▶ [OBJECTIVE] Drop every picture, then transcribe the remaining data exactly.

## BEGIN

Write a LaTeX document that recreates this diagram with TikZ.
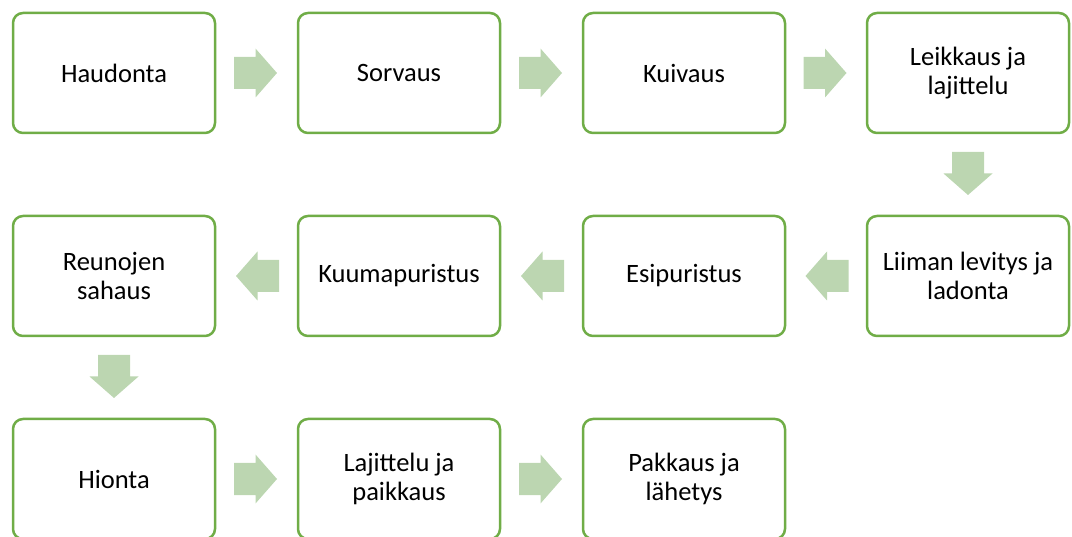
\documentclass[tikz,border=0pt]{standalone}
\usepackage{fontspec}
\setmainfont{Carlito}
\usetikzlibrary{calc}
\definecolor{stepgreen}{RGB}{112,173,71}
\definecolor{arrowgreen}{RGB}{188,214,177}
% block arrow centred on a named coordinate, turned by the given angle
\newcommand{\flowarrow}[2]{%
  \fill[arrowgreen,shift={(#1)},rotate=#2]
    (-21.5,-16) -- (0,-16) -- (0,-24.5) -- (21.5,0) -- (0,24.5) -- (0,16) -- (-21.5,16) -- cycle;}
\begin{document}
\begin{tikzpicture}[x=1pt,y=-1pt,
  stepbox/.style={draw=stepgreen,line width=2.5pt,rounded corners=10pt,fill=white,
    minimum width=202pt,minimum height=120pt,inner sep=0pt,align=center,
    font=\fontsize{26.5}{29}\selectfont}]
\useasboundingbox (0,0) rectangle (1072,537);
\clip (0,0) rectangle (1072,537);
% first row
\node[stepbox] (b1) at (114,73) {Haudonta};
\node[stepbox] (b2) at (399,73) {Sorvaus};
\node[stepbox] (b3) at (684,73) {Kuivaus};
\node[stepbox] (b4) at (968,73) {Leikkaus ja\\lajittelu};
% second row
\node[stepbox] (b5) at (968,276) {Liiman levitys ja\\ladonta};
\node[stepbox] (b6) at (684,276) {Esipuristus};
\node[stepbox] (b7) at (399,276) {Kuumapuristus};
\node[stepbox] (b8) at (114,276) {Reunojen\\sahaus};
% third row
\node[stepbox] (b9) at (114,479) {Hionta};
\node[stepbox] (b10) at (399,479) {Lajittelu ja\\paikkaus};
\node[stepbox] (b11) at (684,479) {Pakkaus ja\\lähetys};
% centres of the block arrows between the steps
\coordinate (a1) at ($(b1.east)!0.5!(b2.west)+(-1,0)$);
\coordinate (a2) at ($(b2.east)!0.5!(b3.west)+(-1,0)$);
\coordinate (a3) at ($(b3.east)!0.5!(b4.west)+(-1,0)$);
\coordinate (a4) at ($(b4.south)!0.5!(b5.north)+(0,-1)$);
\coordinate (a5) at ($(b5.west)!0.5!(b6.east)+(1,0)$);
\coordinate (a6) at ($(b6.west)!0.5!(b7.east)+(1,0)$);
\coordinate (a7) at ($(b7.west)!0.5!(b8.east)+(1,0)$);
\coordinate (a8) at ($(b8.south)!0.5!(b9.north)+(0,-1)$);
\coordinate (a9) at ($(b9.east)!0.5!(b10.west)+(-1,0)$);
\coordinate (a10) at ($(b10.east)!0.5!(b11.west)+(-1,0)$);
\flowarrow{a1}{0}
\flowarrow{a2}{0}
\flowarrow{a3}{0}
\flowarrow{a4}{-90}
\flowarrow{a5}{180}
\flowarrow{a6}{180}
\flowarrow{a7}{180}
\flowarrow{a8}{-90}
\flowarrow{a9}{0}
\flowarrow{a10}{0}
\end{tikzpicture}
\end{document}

## END

▶ [RESULT FOR THIS EXERCISE]
Write a LaTeX document that recreates this diagram with TikZ.
\documentclass[tikz,border=0pt]{standalone}
\usepackage{fontspec}
\setmainfont{Carlito}
\usetikzlibrary{calc}
\definecolor{stepgreen}{RGB}{112,173,71}
\definecolor{arrowgreen}{RGB}{188,214,177}
% block arrow centred on a named coordinate, turned by the given angle
\newcommand{\flowarrow}[2]{%
  \fill[arrowgreen,shift={(#1)},rotate=#2]
    (-21.5,-16) -- (0,-16) -- (0,-24.5) -- (21.5,0) -- (0,24.5) -- (0,16) -- (-21.5,16) -- cycle;}
\begin{document}
\begin{tikzpicture}[x=1pt,y=-1pt,
  stepbox/.style={draw=stepgreen,line width=2.5pt,rounded corners=10pt,fill=white,
    minimum width=202pt,minimum height=120pt,inner sep=0pt,align=center,
    font=\fontsize{26.5}{29}\selectfont}]
\useasboundingbox (0,0) rectangle (1072,537);
\clip (0,0) rectangle (1072,537);
% first row
\node[stepbox] (b1) at (114,73) {Haudonta};
\node[stepbox] (b2) at (399,73) {Sorvaus};
\node[stepbox] (b3) at (684,73) {Kuivaus};
\node[stepbox] (b4) at (968,73) {Leikkaus ja\\lajittelu};
% second row
\node[stepbox] (b5) at (968,276) {Liiman levitys ja\\ladonta};
\node[stepbox] (b6) at (684,276) {Esipuristus};
\node[stepbox] (b7) at (399,276) {Kuumapuristus};
\node[stepbox] (b8) at (114,276) {Reunojen\\sahaus};
% third row
\node[stepbox] (b9) at (114,479) {Hionta};
\node[stepbox] (b10) at (399,479) {Lajittelu ja\\paikkaus};
\node[stepbox] (b11) at (684,479) {Pakkaus ja\\lähetys};
% centres of the block arrows between the steps
\coordinate (a1) at ($(b1.east)!0.5!(b2.west)+(-1,0)$);
\coordinate (a2) at ($(b2.east)!0.5!(b3.west)+(-1,0)$);
\coordinate (a3) at ($(b3.east)!0.5!(b4.west)+(-1,0)$);
\coordinate (a4) at ($(b4.south)!0.5!(b5.north)+(0,-1)$);
\coordinate (a5) at ($(b5.west)!0.5!(b6.east)+(1,0)$);
\coordinate (a6) at ($(b6.west)!0.5!(b7.east)+(1,0)$);
\coordinate (a7) at ($(b7.west)!0.5!(b8.east)+(1,0)$);
\coordinate (a8) at ($(b8.south)!0.5!(b9.north)+(0,-1)$);
\coordinate (a9) at ($(b9.east)!0.5!(b10.west)+(-1,0)$);
\coordinate (a10) at ($(b10.east)!0.5!(b11.west)+(-1,0)$);
\flowarrow{a1}{0}
\flowarrow{a2}{0}
\flowarrow{a3}{0}
\flowarrow{a4}{-90}
\flowarrow{a5}{180}
\flowarrow{a6}{180}
\flowarrow{a7}{180}
\flowarrow{a8}{-90}
\flowarrow{a9}{0}
\flowarrow{a10}{0}
\end{tikzpicture}
\end{document}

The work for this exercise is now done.